**Exercise instructions:** Only the lines from the one containing "Output the web" through the one containing "const yTicks = [-1,0,1,2,3,4];" belong in the answer; copy them exactly and leave out pictures.

--- Start Extracted information ---

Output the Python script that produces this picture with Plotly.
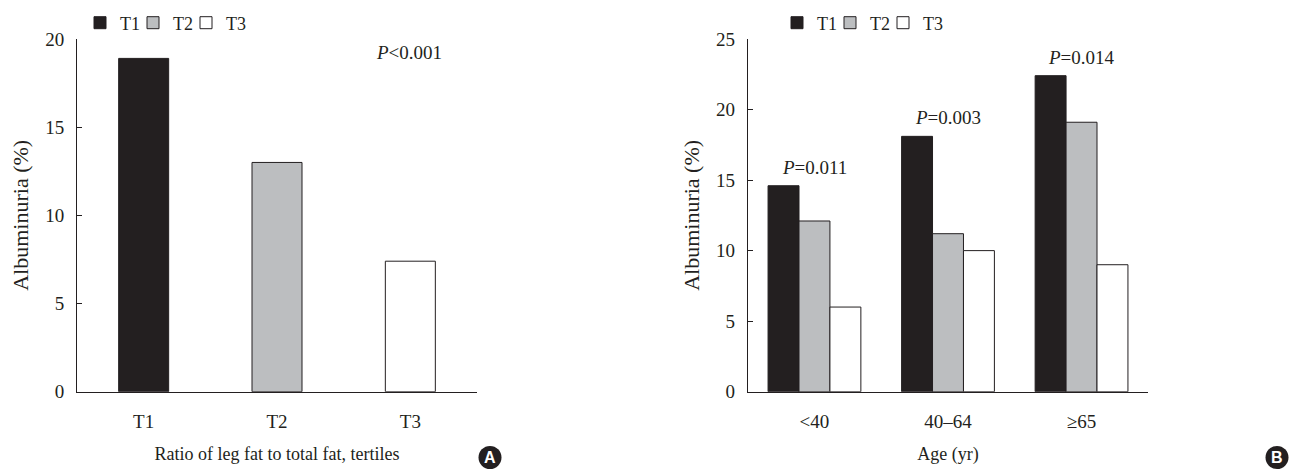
import plotly.graph_objects as go

# ---- data ----
tertiles = ["T1", "T2", "T3"]
panel_a_values = [18.9, 13.0, 7.4]

age_groups = ["<40", "40–64", "≥65"]
age_tick_text = ["&lt;40", "40–64", "≥65"]
b_t1 = [14.6, 18.1, 22.4]
b_t2 = [12.1, 11.2, 19.1]
b_t3 = [6.0, 10.0, 9.0]
b_pvalues = ["<i>P</i>=0.011", "<i>P</i>=0.003", "<i>P</i>=0.014"]
a_pvalue = "<i>P</i>&lt;0.001"

colors = ["#231f20", "#bcbec0", "#ffffff"]
legend_widths = [8, 8, 22]
edge = "#231f20"
FONT = "Liberation Serif, Times New Roman, serif"

fig = go.Figure()

for name, val, col, lw in zip(tertiles, panel_a_values, colors, legend_widths):
    fig.add_trace(go.Bar(
        x=[name], y=[val], name=name, marker=dict(color=col, line=dict(color=edge, width=1)),
        width=0.375, offsetgroup="a", xaxis="x", yaxis="y", legend="legend", legendwidth=lw,
    ))

for name, vals, col, lw in zip(tertiles, [b_t1, b_t2, b_t3], colors, legend_widths):
    fig.add_trace(go.Bar(
        x=age_groups, y=vals, name=name, marker=dict(color=col, line=dict(color=edge, width=1)),
        xaxis="x2", yaxis="y2", legend="legend2", legendwidth=lw,
    ))

axis_common = dict(showline=True, linecolor=edge, linewidth=1, showgrid=False, zeroline=False,
                   automargin=False, tickfont=dict(family=FONT, size=19, color="#231f20"))

annotations = [
    dict(text=a_pvalue, xref="x domain", yref="y domain", x=0.83, y=0.963, xanchor="center",
         yanchor="middle", showarrow=False, font=dict(family=FONT, size=19, color="#231f20")),
]
for g, v, p in zip(age_groups, b_t1, b_pvalues):
    annotations.append(dict(text=p, xref="x2", yref="y2", x=g, y=v, xanchor="center", yanchor="bottom",
                            yshift=6, showarrow=False, font=dict(family=FONT, size=19, color="#231f20")))

letters = [("A", 490 / 1291, 1 - 457.5 / 470), ("B", 1277 / 1291, 1 - 457.5 / 470)]
shapes = []
for letter, lx, ly in letters:
    shapes.append(dict(type="circle", xref="paper", yref="paper", xsizemode="pixel", ysizemode="pixel",
                       xanchor=lx, yanchor=ly, x0=-11.5, x1=11.5, y0=-11.5, y1=11.5,
                       fillcolor="#231f20", line=dict(width=0)))
    annotations.append(dict(text=f"<b>{letter}</b>", xref="paper", yref="paper", x=lx, y=ly,
                            showarrow=False, xanchor="center", yanchor="middle",
                            font=dict(family="Liberation Sans", size=16, color="white")))

legend_common = dict(orientation="h", xanchor="left", yanchor="middle",
                     y=1 - 23 / 470,
                     font=dict(family=FONT, size=18, color="#231f20"), itemwidth=30,
                     entrywidthmode="pixels",
                     bgcolor="rgba(0,0,0,0)", traceorder="normal", itemclick=False)

fig.update_layout(
    width=1291, height=470, autosize=False,
    margin=dict(l=0, r=0, t=0, b=0, pad=0),
    paper_bgcolor="white", plot_bgcolor="white",
    barmode="group", bargap=0.305, bargroupgap=0,
    font=dict(family=FONT, color="#231f20"),
    xaxis=dict(domain=[77 / 1291, 477 / 1291], anchor="y", range=[-0.5, 2.5], ticks="",
               ticklabelstandoff=12,
               title=dict(text="Ratio of leg fat to total fat, tertiles", standoff=16,
                          font=dict(family=FONT, size=18)), **axis_common),
    yaxis=dict(domain=[1 - 391.7 / 470, 1 - 39 / 470], anchor="x", range=[0, 20], tickvals=[0, 5, 10, 15, 20],
               ticks="inside", ticklen=5, tickcolor=edge, ticklabelstandoff=8,
               title=dict(text="Albuminuria (%)", standoff=10, font=dict(family=FONT, size=22)), **axis_common),
    xaxis2=dict(domain=[747.7 / 1291, 1148.3 / 1291], anchor="y2", range=[-0.5, 2.5], ticks="",
                tickvals=age_groups, ticktext=age_tick_text, ticklabelstandoff=12,
                title=dict(text="Age (yr)", standoff=16, font=dict(family=FONT, size=18)), **axis_common),
    yaxis2=dict(domain=[1 - 391.7 / 470, 1 - 39 / 470], anchor="x2", range=[0, 25],
                tickvals=[0, 5, 10, 15, 20, 25],
                ticks="inside", ticklen=5, tickcolor=edge, ticklabelstandoff=8,
                title=dict(text="Albuminuria (%)", standoff=10, font=dict(family=FONT, size=22)), **axis_common),
    legend=dict(x=80 / 1291, **legend_common),
    legend2=dict(x=777 / 1291, **legend_common),
    annotations=annotations,
    shapes=shapes,
    showlegend=True,
)

fig.write_html("out.html")
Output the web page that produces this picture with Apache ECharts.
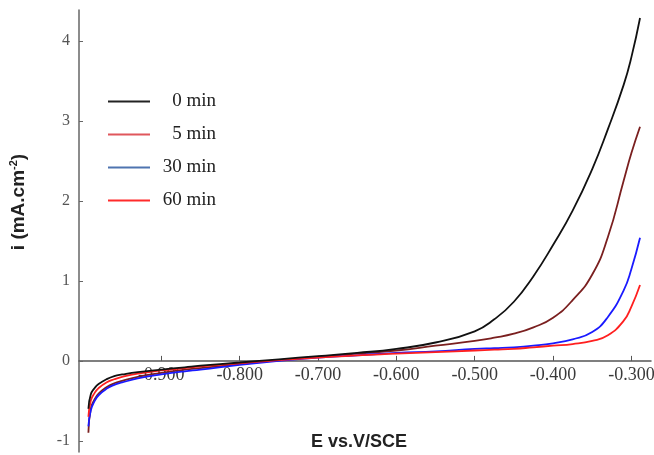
<!DOCTYPE html>
<html><head><meta charset="utf-8">
<script src="https://cdn.jsdelivr.net/npm/echarts@6/dist/echarts.min.js"></script>
<style>html,body{margin:0;padding:0;background:#fff}#c{width:654px;height:455px}</style>
</head><body><div id="c"></div>
<script>
// Potential E (V vs SCE)
const potential = [-0.993,-0.99,-0.985,-0.98,-0.97,-0.96,-0.95,-0.93,-0.9,-0.87,-0.85,-0.8,-0.75,-0.7,-0.65,-0.6,-0.55,-0.5,-0.475,-0.45,-0.425,-0.4,-0.375,-0.35,-0.33,-0.31,-0.3,-0.289];
// current density i (mA.cm-2)
const i0min  = [-0.6,-0.42,-0.34,-0.29,-0.23,-0.19,-0.17,-0.14,-0.11,-0.08,-0.06,-0.02,0.02,0.06,0.1,0.15,0.23,0.37,0.52,0.74,1.06,1.45,1.88,2.4,2.9,3.45,3.8,4.29];
const i5min  = [-0.9,-0.6,-0.48,-0.41,-0.33,-0.28,-0.25,-0.2,-0.15,-0.11,-0.09,-0.04,0.01,0.05,0.09,0.13,0.19,0.25,0.29,0.34,0.42,0.54,0.76,1.08,1.55,2.25,2.6,2.93];
const i30min = [-0.82,-0.62,-0.5,-0.43,-0.35,-0.3,-0.27,-0.22,-0.17,-0.13,-0.11,-0.05,0.0,0.04,0.07,0.1,0.12,0.15,0.16,0.17,0.19,0.22,0.27,0.36,0.55,0.88,1.15,1.54];
const i60min = [-0.7,-0.5,-0.4,-0.34,-0.27,-0.23,-0.2,-0.16,-0.12,-0.09,-0.07,-0.03,0.01,0.04,0.07,0.09,0.11,0.13,0.14,0.15,0.17,0.19,0.21,0.25,0.32,0.5,0.68,0.95];
const seriesNames = ['0 min','5 min','30 min','60 min'];
const xTicks = [-0.9,-0.8,-0.7,-0.6,-0.5,-0.4,-0.3];
const yTicks = [-1,0,1,2,3,4];

const values = [i0min, i5min, i30min, i60min];
const curveColors = ['#111111','#7a1f1f','#1a1aff','#ff1f1f'];
const legendColors = ['#222222','#e0575c','#4f74b0','#ff2b2b'];

const yMin = -1.14, yMax = 4.39, gridTop = 10, gridBottom = 3;
const plotH = 455 - gridTop - gridBottom;
const zeroOffset = -plotH * (0 - yMin) / (yMax - yMin); // lift x axis to i = 0

const chart = echarts.init(document.getElementById('c'));
const pairs = v => potential.map((e, k) => [e, v[k]]);
const order = [1,2,3,0];
chart.setOption({
  animation: false,
  grid: {left: 79, right: 3, top: gridTop, bottom: gridBottom, outerBoundsMode: 'none'},
  xAxis: {
    type: 'value', min: -1.005, max: -0.275, position: 'bottom', offset: zeroOffset,
    axisLine: {onZero: false, lineStyle: {color: '#555', width: 1.5}},
    axisTick: {inside: true, length: 5, customValues: xTicks, lineStyle: {color: '#555'}},
    axisLabel: {show: true, customValues: xTicks, formatter: v => Number(v).toFixed(3), fontFamily: 'Liberation Serif', fontSize: 18, color: '#3a3a3a', margin: 5},
    splitLine: {show: false}
  },
  yAxis: {
    type: 'value', min: yMin, max: yMax,
    axisLine: {show: true, onZero: false, lineStyle: {color: '#666', width: 1.5}},
    axisTick: {show: true, inside: true, length: 4, customValues: yTicks, lineStyle: {color: '#666'}},
    axisLabel: {customValues: yTicks, fontFamily: 'Liberation Serif', fontSize: 16, color: '#555', margin: 9},
    splitLine: {show: false}
  },
  legend: {
    orient: 'vertical', left: 108, top: 92, padding: 0, icon: 'rect', itemWidth: 42, itemHeight: 2, itemGap: 14,
    formatter: '{r|{name}}',
    textStyle: {fontFamily: 'Liberation Serif', fontSize: 19, color: '#222',
      rich: {r: {width: 61, align: 'right', fontFamily: 'Liberation Serif', fontSize: 19, color: '#222'}}},
    data: seriesNames.map((n, k) => ({name: n, itemStyle: {color: legendColors[k]}}))
  },
  graphic: [
    {type: 'text', x: 359, y: 442, style: {text: 'E vs.V/SCE', font: 'bold 18px "Liberation Sans"', fill: '#222', align: 'center', verticalAlign: 'middle'}},
    {type: 'text', x: 19, y: 202, rotation: Math.PI / 2,
     style: {text: '{a|i (mA.cm}{s|-2}{a|)}', align: 'center', verticalAlign: 'middle',
       rich: {a: {font: 'bold 19px "Liberation Sans"', fill: '#222'}, s: {font: 'bold 11px "Liberation Sans"', fill: '#222', verticalAlign: 'top', padding: [0,0,10,0]}}}}
  ],
  series: order.map(k => ({
    name: seriesNames[k], type: 'line', data: pairs(values[k]), showSymbol: false,
    smooth: 0.5,
    lineStyle: {color: curveColors[k], width: 1.8}, itemStyle: {color: curveColors[k]}
  }))
});
</script></body></html>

--- End Extracted information ---

**Correct output:**
Output the web page that produces this picture with Apache ECharts.
<!DOCTYPE html>
<html><head><meta charset="utf-8">
<script src="https://cdn.jsdelivr.net/npm/echarts@6/dist/echarts.min.js"></script>
<style>html,body{margin:0;padding:0;background:#fff}#c{width:654px;height:455px}</style>
</head><body><div id="c"></div>
<script>
// Potential E (V vs SCE)
const potential = [-0.993,-0.99,-0.985,-0.98,-0.97,-0.96,-0.95,-0.93,-0.9,-0.87,-0.85,-0.8,-0.75,-0.7,-0.65,-0.6,-0.55,-0.5,-0.475,-0.45,-0.425,-0.4,-0.375,-0.35,-0.33,-0.31,-0.3,-0.289];
// current density i (mA.cm-2)
const i0min  = [-0.6,-0.42,-0.34,-0.29,-0.23,-0.19,-0.17,-0.14,-0.11,-0.08,-0.06,-0.02,0.02,0.06,0.1,0.15,0.23,0.37,0.52,0.74,1.06,1.45,1.88,2.4,2.9,3.45,3.8,4.29];
const i5min  = [-0.9,-0.6,-0.48,-0.41,-0.33,-0.28,-0.25,-0.2,-0.15,-0.11,-0.09,-0.04,0.01,0.05,0.09,0.13,0.19,0.25,0.29,0.34,0.42,0.54,0.76,1.08,1.55,2.25,2.6,2.93];
const i30min = [-0.82,-0.62,-0.5,-0.43,-0.35,-0.3,-0.27,-0.22,-0.17,-0.13,-0.11,-0.05,0.0,0.04,0.07,0.1,0.12,0.15,0.16,0.17,0.19,0.22,0.27,0.36,0.55,0.88,1.15,1.54];
const i60min = [-0.7,-0.5,-0.4,-0.34,-0.27,-0.23,-0.2,-0.16,-0.12,-0.09,-0.07,-0.03,0.01,0.04,0.07,0.09,0.11,0.13,0.14,0.15,0.17,0.19,0.21,0.25,0.32,0.5,0.68,0.95];
const seriesNames = ['0 min','5 min','30 min','60 min'];
const xTicks = [-0.9,-0.8,-0.7,-0.6,-0.5,-0.4,-0.3];
const yTicks = [-1,0,1,2,3,4];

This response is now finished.